* _INSTRUCTIONS FOR THE TASK_
Gather up every line that includes the string "diagram".

Stored data entries
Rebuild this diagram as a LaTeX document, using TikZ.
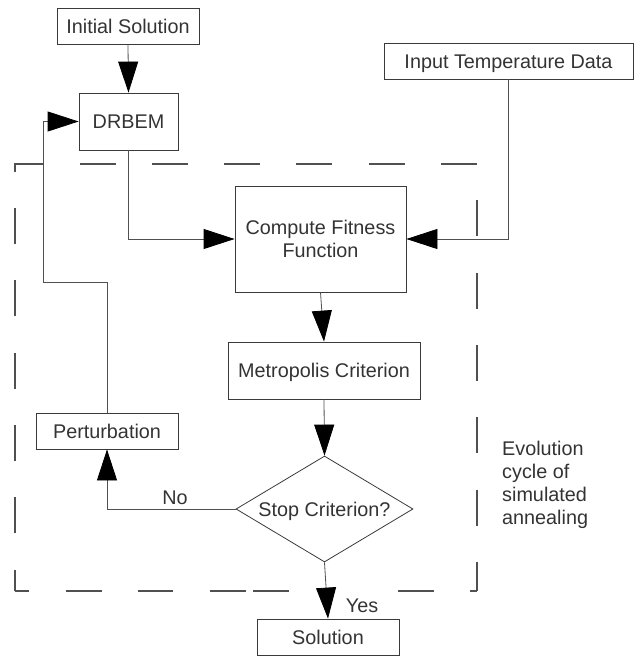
\documentclass[tikz,border=0pt]{standalone}
\usepackage{fontspec}
\setmainfont{Liberation Sans}
\usetikzlibrary{arrows.meta,shapes.geometric}
\definecolor{txt}{HTML}{333333}
\definecolor{edge}{HTML}{3A3A3A}
\definecolor{conn}{HTML}{505050}
\begin{document}
\begin{tikzpicture}[x=1pt,y=-1pt,
  font=\fontsize{19.8pt}{23pt}\selectfont,
  oneline/.style={text height=14.3pt, text depth=0pt},
  box/.style={draw=edge, line width=0.8pt, text=txt, inner sep=0pt, align=center},
  dia/.style={draw=edge, line width=0.8pt, text=txt, diamond, aspect=1.67, inner sep=0pt, oneline},
  link/.style={draw=conn, line width=0.8pt},
  arr/.style={link, -{Triangle[length=31pt,width=20pt,fill=black,color=black]}},
  frame/.style={draw=conn, line width=1.1pt},
  lbl/.style={text=txt, inner sep=0pt}]
\useasboundingbox (0,0) rectangle (635,656);
\node[box, oneline, minimum width=142pt, minimum height=36pt] (init) at (128,26) {Initial Solution};
\node[box, oneline, minimum width=99pt, minimum height=57pt] (drbem) at (128.5,121.5) {DRBEM};
\node[box, oneline, minimum width=249pt, minimum height=36pt] (itd) at (508.5,61) {Input Temperature Data};
\node[box, minimum width=171pt, minimum height=106pt] (cf) at (320.5,239) {Compute Fitness\\Function};
\node[box, oneline, minimum width=192pt, minimum height=57pt] (mc) at (324,370.5) {Metropolis Criterion};
\node[box, oneline, minimum width=142pt, minimum height=36pt] (pert) at (107,431) {Perturbation};
\node[dia, minimum width=177pt, minimum height=106pt] (sc) at (324.5,509) {Stop Criterion?};
\node[box, oneline, minimum width=142pt, minimum height=36pt] (sol) at (328,637) {Solution};
\node[lbl, anchor=west, align=left] (evo) at (502,484.5) {Evolution\\cycle of\\simulated\\annealing};
\node[lbl, oneline] (no) at (175,497) {No};
\node[lbl, oneline] (yes) at (362,605) {Yes};
\coordinate (bendA) at (43,282);
% dashed frame
\draw[frame, dash pattern=on 36pt off 36.3pt, dash phase=14.6pt] (15,591) -- (15,164) -- (477,164) -- (477,591);
\draw[frame, dash pattern=on 14pt off 37pt on 36pt off 36pt on 35pt off 37pt on 36pt off 7pt on 36pt off 109pt on 36pt off 36pt on 7pt] (15,591) -- (477,591);
% connectors
\draw[arr] (init.south) -- (drbem.north);
\draw[arr] (drbem.south) |- (cf.west);
\draw[arr] (itd.south) |- (cf.east);
\draw[arr] (cf.south) -- (mc.north);
\draw[arr] (mc.south) -- (sc.north);
\draw[arr] (sc.south) -- (sol.north);
\draw[arr] (sc.west) -| (pert.south);
\draw[arr] (pert.north) |- (bendA) |- (drbem.west);
\end{tikzpicture}
\end{document}
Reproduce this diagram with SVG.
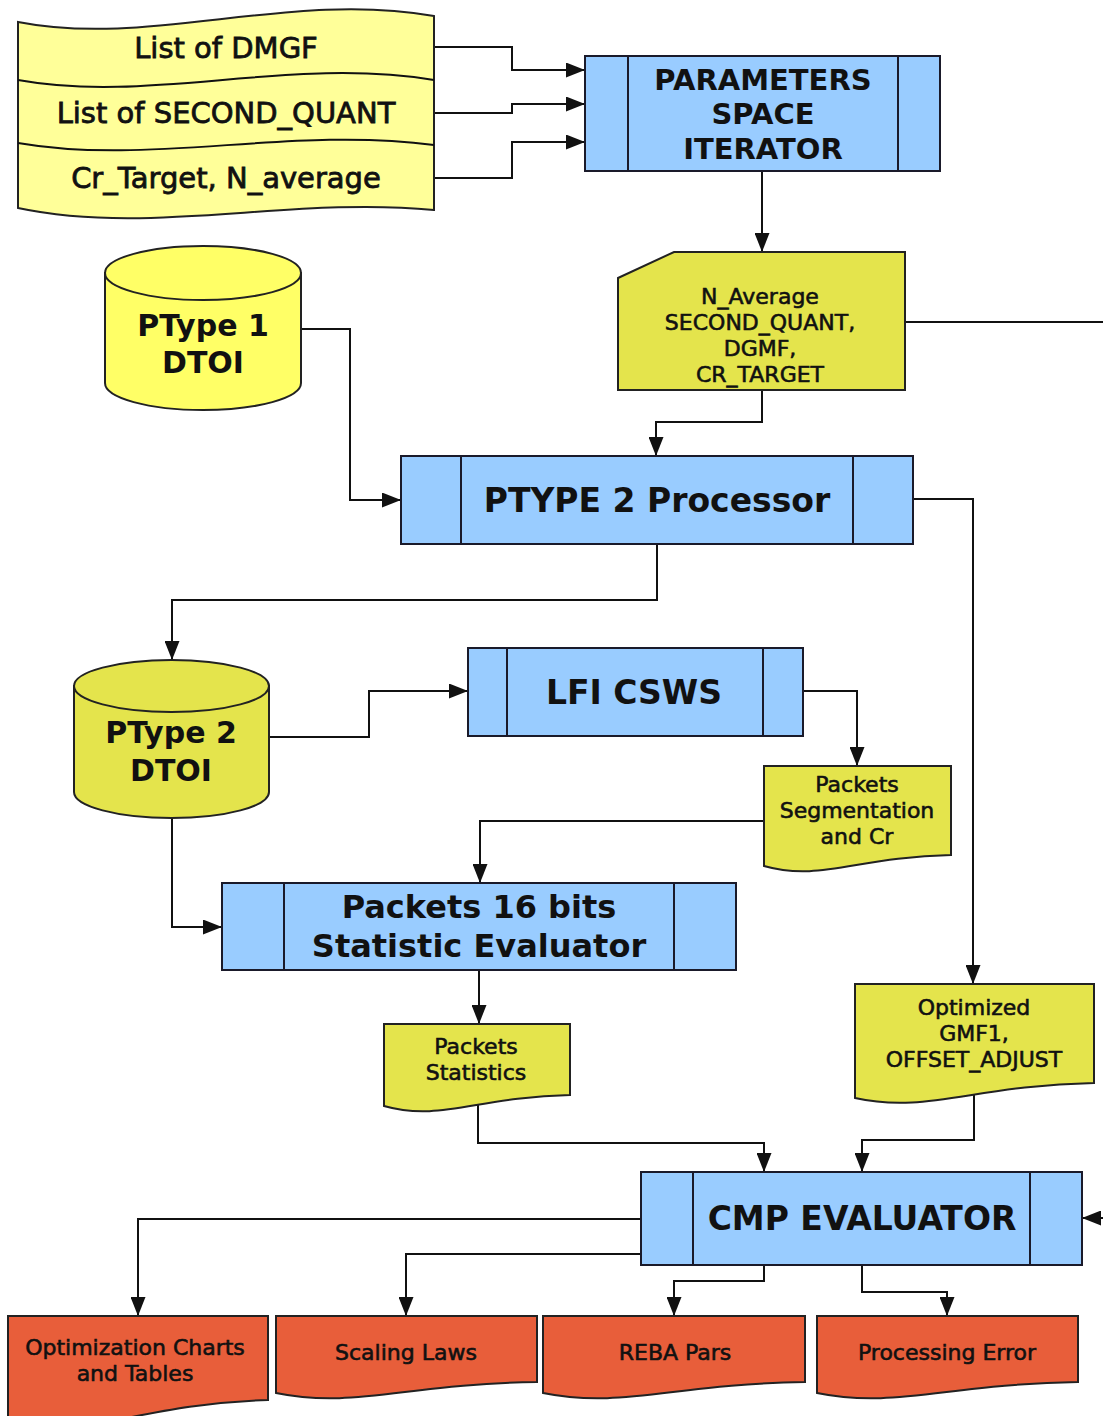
<svg xmlns="http://www.w3.org/2000/svg" width="1103" height="1416" viewBox="0 0 1103 1416">
<style>
.ln{fill:none;stroke:#111;stroke-width:2}
.proc{fill:#99ccff;stroke:#1a1a2a;stroke-width:2}
.pl{stroke:#1a1a2a;stroke-width:2}
.list{fill:#ffff99;stroke:#222;stroke-width:2}
.cyl1{fill:#ffff66;stroke:#222;stroke-width:2}
.cyl2{fill:#e4e44c;stroke:#222;stroke-width:2}
.doc{fill:#e4e44c;stroke:#222;stroke-width:2}
.red{fill:#e85e3a;stroke:#222;stroke-width:2}
text{font-family:"DejaVu Sans","Liberation Sans",sans-serif;fill:#111;text-anchor:middle}
.t1{font-size:29px;stroke:#111;stroke-width:0.8}
.tb{font-size:33px;font-weight:bold}
.tp{font-size:29px;font-weight:bold}
.tc{font-size:30px;font-weight:bold}
.ts{font-size:22px;stroke:#111;stroke-width:0.6}
</style>
<defs>
<marker id="ah" markerWidth="19" markerHeight="15" refX="19" refY="7.5" orient="auto" markerUnits="userSpaceOnUse"><path d="M0,0 L19,7.5 L0,15 Z" fill="#111"/></marker>
</defs>

<g id="connectors">
<path class="ln" d="M434,47 H512 V70 H585" marker-end="url(#ah)"/>
<path class="ln" d="M434,113 H512 V104 H585" marker-end="url(#ah)"/>
<path class="ln" d="M434,178 H512 V142 H585" marker-end="url(#ah)"/>
<path class="ln" d="M762,171 V252" marker-end="url(#ah)"/>
<path class="ln" d="M762,390 V422 H656 V456" marker-end="url(#ah)"/>
<path class="ln" d="M905,322 H1130 V1218 H1082" marker-end="url(#ah)"/>
<path class="ln" d="M302,329 H350 V500 H401" marker-end="url(#ah)"/>
<path class="ln" d="M913,499 H973 V984" marker-end="url(#ah)"/>
<path class="ln" d="M657,544 V600 H172 V660" marker-end="url(#ah)"/>
<path class="ln" d="M269,737 H369 V691 H468" marker-end="url(#ah)"/>
<path class="ln" d="M803,691 H857 V766" marker-end="url(#ah)"/>
<path class="ln" d="M764,821 H480 V883" marker-end="url(#ah)"/>
<path class="ln" d="M172,818 V927 H222" marker-end="url(#ah)"/>
<path class="ln" d="M479,970 V1024" marker-end="url(#ah)"/>
<path class="ln" d="M478,1104 V1143 H764 V1172" marker-end="url(#ah)"/>
<path class="ln" d="M974,1094 V1140 H862 V1172" marker-end="url(#ah)"/>
<path class="ln" d="M641,1219 H138 V1316" marker-end="url(#ah)"/>
<path class="ln" d="M641,1254 H406 V1316" marker-end="url(#ah)"/>
<path class="ln" d="M764,1265 V1281 H674 V1316" marker-end="url(#ah)"/>
<path class="ln" d="M862,1265 V1292 H947 V1316" marker-end="url(#ah)"/>
</g>

<g id="input-lists">
<path class="list" d="M18,22 C150,48 290,-10 434,16 V210 C290,196 150,236 18,208 Z"/>
<path class="ln" d="M18,80 C150,104 290,56 434,80"/>
<path class="ln" d="M18,143 C150,166 290,126 434,145"/>
<text class="t1" x="226" y="58">List of DMGF</text>
<text class="t1" x="226" y="123">List of SECOND_QUANT</text>
<text class="t1" x="226" y="188">Cr_Target, N_average</text>
</g>

<g id="params-iterator">
<rect class="proc" x="585" y="56" width="355" height="115"/>
<line class="pl" x1="628" y1="56" x2="628" y2="171"/>
<line class="pl" x1="898" y1="56" x2="898" y2="171"/>
<text class="tp" x="763" y="90">PARAMETERS</text>
<text class="tp" x="763" y="124">SPACE</text>
<text class="tp" x="763" y="159">ITERATOR</text>
</g>

<g id="n-average">
<path class="doc" d="M618,278 L674,252 H905 V390 H618 Z"/>
<text class="ts" x="760" y="304">N_Average</text>
<text class="ts" x="760" y="330">SECOND_QUANT,</text>
<text class="ts" x="760" y="356">DGMF,</text>
<text class="ts" x="760" y="382">CR_TARGET</text>
</g>

<g id="ptype1-dtoi">
<path class="cyl1" d="M105,273 V383 A98,27 0 0 0 301,383 V273 Z"/>
<ellipse class="cyl1" cx="203" cy="273" rx="98" ry="27"/>
<text class="tc" x="203" y="336">PType 1</text>
<text class="tc" x="203" y="373">DTOI</text>
</g>

<g id="ptype2-processor">
<rect class="proc" x="401" y="456" width="512" height="88"/>
<line class="pl" x1="461" y1="456" x2="461" y2="544"/>
<line class="pl" x1="853" y1="456" x2="853" y2="544"/>
<text class="tb" x="657" y="512">PTYPE 2 Processor</text>
</g>

<g id="ptype2-dtoi">
<path class="cyl2" d="M74,686 V792 A97.5,26 0 0 0 269,792 V686 Z"/>
<ellipse class="cyl2" cx="171.5" cy="686" rx="97.5" ry="26"/>
<text class="tc" x="171" y="743">PType 2</text>
<text class="tc" x="171" y="781">DTOI</text>
</g>

<g id="lfi-csws">
<rect class="proc" x="468" y="648" width="335" height="88"/>
<line class="pl" x1="507" y1="648" x2="507" y2="736"/>
<line class="pl" x1="763" y1="648" x2="763" y2="736"/>
<text class="tb" x="634" y="704">LFI CSWS</text>
</g>

<g id="packets-segmentation">
<path class="doc" d="M764,766 H951 V855 C857,857 820,882 764,866 Z"/>
<text class="ts" x="857" y="792">Packets</text>
<text class="ts" x="857" y="818">Segmentation</text>
<text class="ts" x="857" y="844">and Cr</text>
</g>

<g id="packets-16bits">
<rect class="proc" x="222" y="883" width="514" height="87"/>
<line class="pl" x1="284" y1="883" x2="284" y2="970"/>
<line class="pl" x1="674" y1="883" x2="674" y2="970"/>
<text class="tb" x="479" y="918" style="font-size:32px">Packets 16 bits</text>
<text class="tb" x="479" y="957" style="font-size:32px">Statistic Evaluator</text>
</g>

<g id="packets-statistics">
<path class="doc" d="M384,1024 H570 V1095 C477,1097 440,1122 384,1106 Z"/>
<text class="ts" x="476" y="1054">Packets</text>
<text class="ts" x="476" y="1080">Statistics</text>
</g>

<g id="optimized-gmf1">
<path class="doc" d="M855,984 H1094 V1083 C975,1085 927,1114 855,1098 Z"/>
<text class="ts" x="974" y="1015">Optimized</text>
<text class="ts" x="974" y="1041">GMF1,</text>
<text class="ts" x="974" y="1067">OFFSET_ADJUST</text>
</g>

<g id="cmp-evaluator">
<rect class="proc" x="641" y="1172" width="441" height="93"/>
<line class="pl" x1="693" y1="1172" x2="693" y2="1265"/>
<line class="pl" x1="1030" y1="1172" x2="1030" y2="1265"/>
<text class="tb" x="862" y="1230">CMP EVALUATOR</text>
</g>

<g id="optimization-charts">
<path class="red" d="M8,1316 H268 V1400 C138,1404 86,1440 8,1425 Z"/>
<text class="ts" x="135" y="1355">Optimization Charts</text>
<text class="ts" x="135" y="1381">and Tables</text>
</g>

<g id="scaling-laws">
<path class="red" d="M276,1316 H537 V1382 C406,1384 354,1409 276,1393 Z"/>
<text class="ts" x="406" y="1360">Scaling Laws</text>
</g>

<g id="reba-pars">
<path class="red" d="M543,1316 H805 V1382 C674,1384 622,1409 543,1393 Z"/>
<text class="ts" x="675" y="1360">REBA Pars</text>
</g>

<g id="processing-error">
<path class="red" d="M817,1316 H1078 V1382 C948,1384 895,1409 817,1393 Z"/>
<text class="ts" x="947" y="1360">Processing Error</text>
</g>
</svg>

* _EXERCISE SOLUTION_
Rebuild this diagram as a LaTeX document, using TikZ.
Reproduce this diagram with SVG.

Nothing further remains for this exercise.